I downloaded FDR’s Wartime Train Travels from the Classic Trains web site and ran across this in a sidebar describing B&O 1401, a combine pressed into service as a communications car :
… the AAR faulted [the White House Signal Detachment] for placing a gasoline tank below the frame of the car. AAR people directed that a double-walled tank with CO2 be used between the walls. This created its own problems, for each time the train neared a tunnel, it would have to stop so the CO2 tank could be emptied, and upon exiting, it would halt again so the tank could be refilled.
Why did the CO2 tank have to be empty while going through a tunnel (other than “because the AAR said so”)?
One thing that comes to mind is that some tunnels – the Holland and Lincoln tunnels being specific examples – have a blanket prohibition against ‘compressed gases’. There isn’t any exception for INERT compressed gases, and I believe this is intentional (the pressure bottles become shrapnel bombs in a fire).
Why such a premise would apply to railroad tunnels isn’t clear; perhaps there are people on here familiar with specific railroad policies who know. Wouldn’t surprise me to find a prohibition against pressurized gases on passenger cars, though…
Now, to call an inert-gas blanket a ‘pressure vessel’ in this context is right up there with calling a superheater with front-end throttle a ‘separately-fired’ pressure vessel. But those who were there at the time might have recognized something more significant, and I don’t want to second-guess them.

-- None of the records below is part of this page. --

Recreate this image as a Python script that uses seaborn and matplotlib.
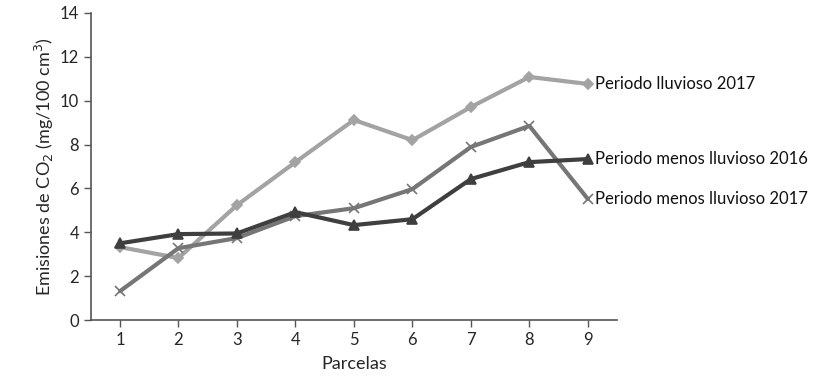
import numpy as np
import pandas as pd
import matplotlib
matplotlib.use('Agg')
import matplotlib.pyplot as plt
import seaborn as sns

parcelas = [1, 2, 3, 4, 5, 6, 7, 8, 9]
lluvioso_2017 = [3.33, 2.83, 5.24, 7.2, 9.12, 8.2, 9.71, 11.08, 10.76]
menos_2016 = [3.5, 3.92, 3.95, 4.92, 4.33, 4.6, 6.43, 7.2, 7.34]
menos_2017 = [1.32, 3.28, 3.74, 4.74, 5.1, 5.97, 7.89, 8.85, 5.52]

series = ['Periodo lluvioso 2017', 'Periodo menos lluvioso 2016', 'Periodo menos lluvioso 2017']
df = pd.DataFrame({
    'Parcelas': parcelas * 3,
    'valor': lluvioso_2017 + menos_2016 + menos_2017,
    'serie': [s for s in series for _ in parcelas],
})

sns.set_style('white')
plt.rcParams['font.family'] = ['Lato', 'DejaVu Sans']

fig = plt.figure(figsize=(8.25, 3.78), dpi=100)
ax = fig.add_axes([0.110, 0.153, 0.638, 0.813])

colores = {series[0]: '#a3a3a3', series[1]: '#3f3f3f', series[2]: '#767676'}
marcadores = {series[0]: 'D', series[1]: '^', series[2]: 'x'}
tam = {series[0]: 5, series[1]: 7, series[2]: 7}

for s in [series[0], series[2], series[1]]:
    d = df[df['serie'] == s]
    sns.lineplot(data=d, x='Parcelas', y='valor', ax=ax, color=colores[s],
                 linewidth=3, marker=marcadores[s], markersize=tam[s],
                 markeredgecolor=colores[s], markeredgewidth=1.2, legend=False)
    ax.text(d['Parcelas'].iloc[-1] + 0.12, d['valor'].iloc[-1], s,
            va='center', ha='left', fontsize=12, clip_on=False, color='#111111')

ax.set_xlim(0.5, 9.5)
ax.set_ylim(0, 14)
ax.set_xticks(parcelas)
ax.set_yticks(range(0, 15, 2))
ax.set_xlabel('Parcelas', fontsize=13, labelpad=6)
ax.set_ylabel('Emisiones de CO$_2$ (mg/100 cm$^3$)', fontsize=13, labelpad=3)
ax.tick_params(axis='both', which='major', direction='out', length=5, width=1,
               color='#555555', labelsize=12, left=True, bottom=True)
for side in ['top', 'right']:
    ax.spines[side].set_visible(False)
for side in ['left', 'bottom']:
    ax.spines[side].set_color('#555555')
    ax.spines[side].set_linewidth(1.2)

fig.savefig('out.png', dpi=100)
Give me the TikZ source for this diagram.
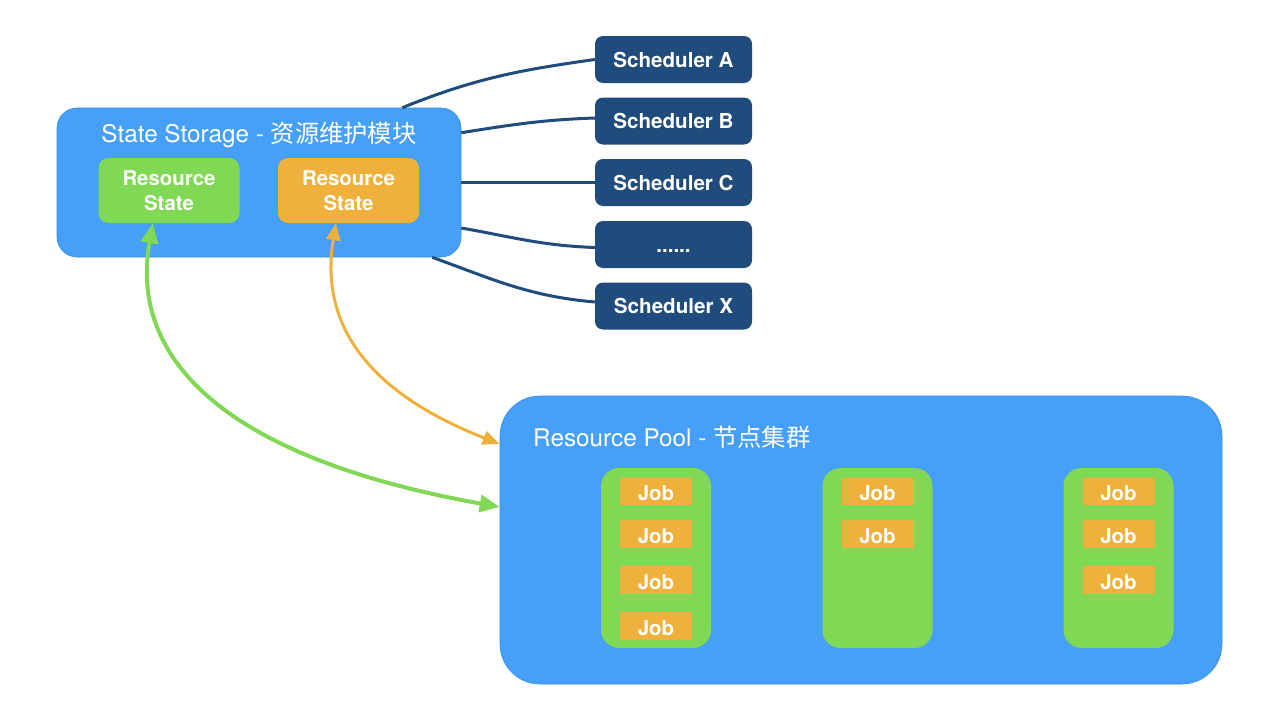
\documentclass[tikz,border=0pt]{standalone}
\usepackage{fontspec}
\setmainfont{TeX Gyre Heros}
\newfontfamily\cjk{Noto Sans CJK SC}
\usetikzlibrary{arrows.meta}
\definecolor{boxblue}{RGB}{70,159,248}
\definecolor{boxedge}{RGB}{52,143,238}
\definecolor{schedblue}{RGB}{31,76,124}
\definecolor{nodegreen}{RGB}{128,216,84}
\definecolor{joborange}{RGB}{239,177,60}
\tikzset{
  container/.style={fill=boxblue, draw=boxedge, line width=0.6pt, inner sep=0pt},
  titletext/.style={text=white, inner sep=0pt, font=\fontsize{24.3}{28}\selectfont},
  sched/.style={fill=schedblue, rounded corners=8pt, minimum width=157pt, minimum height=47pt,
    inner sep=0pt, text=white, font=\bfseries\fontsize{20.6}{24}\selectfont},
  statebox/.style={rounded corners=10pt, minimum width=141pt, minimum height=65pt, inner sep=0pt,
    text=white, align=center, font=\bfseries\fontsize{20.4}{25}\selectfont},
  column/.style={fill=nodegreen, rounded corners=18pt, minimum width=110pt, minimum height=180pt, inner sep=0pt},
  job/.style={fill=joborange, minimum width=72pt, minimum height=27.5pt, inner sep=0pt,
    text height=18.5pt, text depth=0pt,
    text=white, font=\bfseries\fontsize{20.4}{24}\selectfont},
  link/.style={draw=schedblue, line width=3pt},
  garrow/.style={draw=nodegreen, line width=4pt,
    {Triangle[length=20pt,width=17pt]}-{Triangle[length=20pt,width=17pt]}},
  oarrow/.style={draw=joborange, line width=3pt,
    {Triangle[length=17pt,width=14pt]}-{Triangle[length=17pt,width=14pt]}}
}
\begin{document}
\begin{tikzpicture}[x=1pt,y=-1pt]
\useasboundingbox (0,0) rectangle (1280,720);
% containers
\node[container, rounded corners=20pt, minimum width=404pt, minimum height=149pt] (ss) at (259,182.5) {};
\node[container, rounded corners=40pt, minimum width=722pt, minimum height=288pt] (pool) at (861,540) {};
\node[titletext] (sstitle) at (259,135) {State Storage - {\cjk 资源维护模块}};
\node[titletext, anchor=west] (pooltitle) at (533,437) {Resource Pool - {\cjk 节点集群}};
% state boxes
\node[statebox, fill=nodegreen] (gs) at (169,190.5) {Resource\\State};
\node[statebox, fill=joborange] (os) at (348.5,190.5) {Resource\\State};
% schedulers
\node[sched] (sa) at (673.5,59.5) {Scheduler A};
\node[sched] (sb) at (673.5,121) {Scheduler B};
\node[sched] (sc) at (673.5,182.5) {Scheduler C};
\node[sched] (sd) at (673.5,244.5) {\vphantom{Scheduler}......};
\node[sched] (sx) at (673.5,306) {Scheduler X};
% scheduler links
\draw[link] ([xshift=-59pt]ss.north east) to[out=22, in=188] (sa.west);
\draw[link] ([yshift=-25pt]ss.north east) to[out=9, in=182] ([yshift=3pt]sb.west);
\draw[link] (ss.east) -- (sc.west);
\draw[link] ([yshift=-45.5pt]ss.east) to[out=-10, in=178] ([yshift=-3pt]sd.west);
\draw[link] ([xshift=-29pt]ss.south east) to[out=-20, in=175] ([yshift=4pt]sx.west);
% columns
\node[column] (c1) at (656,558) {};
\node[column] (c2) at (877.5,558) {};
\node[column] (c3) at (1118.5,558) {};
% jobs
\node[job] (j11) at (656,491.5) {Job};
\node[job] (j12) at (656,534) {Job};
\node[job] (j13) at (656,580) {Job};
\node[job] (j14) at (656,626) {Job};
\node[job] (j21) at (877.5,491.5) {Job};
\node[job] (j22) at (877.5,534) {Job};
\node[job] (j31) at (1118.5,491.5) {Job};
\node[job] (j32) at (1118.5,534) {Job};
\node[job] (j33) at (1118.5,580) {Job};
% arrows
\draw[garrow] ([xshift=-16pt]gs.south) .. controls (130,350) and (210,455) .. ([yshift=33pt]pool.west);
\draw[oarrow] ([xshift=-12.5pt]os.south) .. controls (320,320) and (362,390) .. ([yshift=96pt]pool.west);
\end{tikzpicture}
\end{document}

My guess would be a fear of a derailment or other accident that could trap the car in a tunnel already choking with coal smoke. Adding CO2 from a leaking tank caused by the derailment, to a tunnel already short of breathable air, wouldn’t be a good idea.
The restrictions on commpressed gases in tunnels only applies to flammable materials IIRC. And that prohibition has been since the 1970’s. The asphyxiating effect with CO2 should only a problem with large quantities I would think. I’m talking about in excess of 1000lbs. By the way did the car baggage car have a generator to provide electrical power? If it did the generator fuel tank may have been the problem not CO2. Rgds IGN
Carbon Dioxide was the problem, people breathing would have to be prevented.
Compressed CO2 was the problem, there’d be know way operate a seltzer water bottle, or to carry the replacement gas for the fuel tank blanket at the end of the tunnel.
Compressed flammable gas was the problem, what exempted SP’s many passenger car’s generators powered by Waukesha engines fueled with propane? 'never did like the smell of the exhaust from them.
It’s much less of a mystery than the fate of the 239 on board Flt. 370, but for mysterious quality…some equality.
Flt. 370…239 Souls On Board…Don’t abbreviate using the word’s first letter’s…I almost did.
Digression alert!!
No 51, San Joaquin Daylight, rollin’ on fast track from Fresno, Sunny and warm, highs near 103 F…Waukeshas conditioning air in the train…Boiler Failure alarms. Why?
Hot water to wash and sanitize dining car “stuff” and heat the “H” water in the lavatories.
People breathing in a ventilated area is not a problem, but breathing in a confined area with a large release from a pressurized CO2 tank could be a problem. The human body has a narrow tolerance range for oxygen levels. Air is about 21% oxygen, but when the level gets down to about 19% it’s life threatening.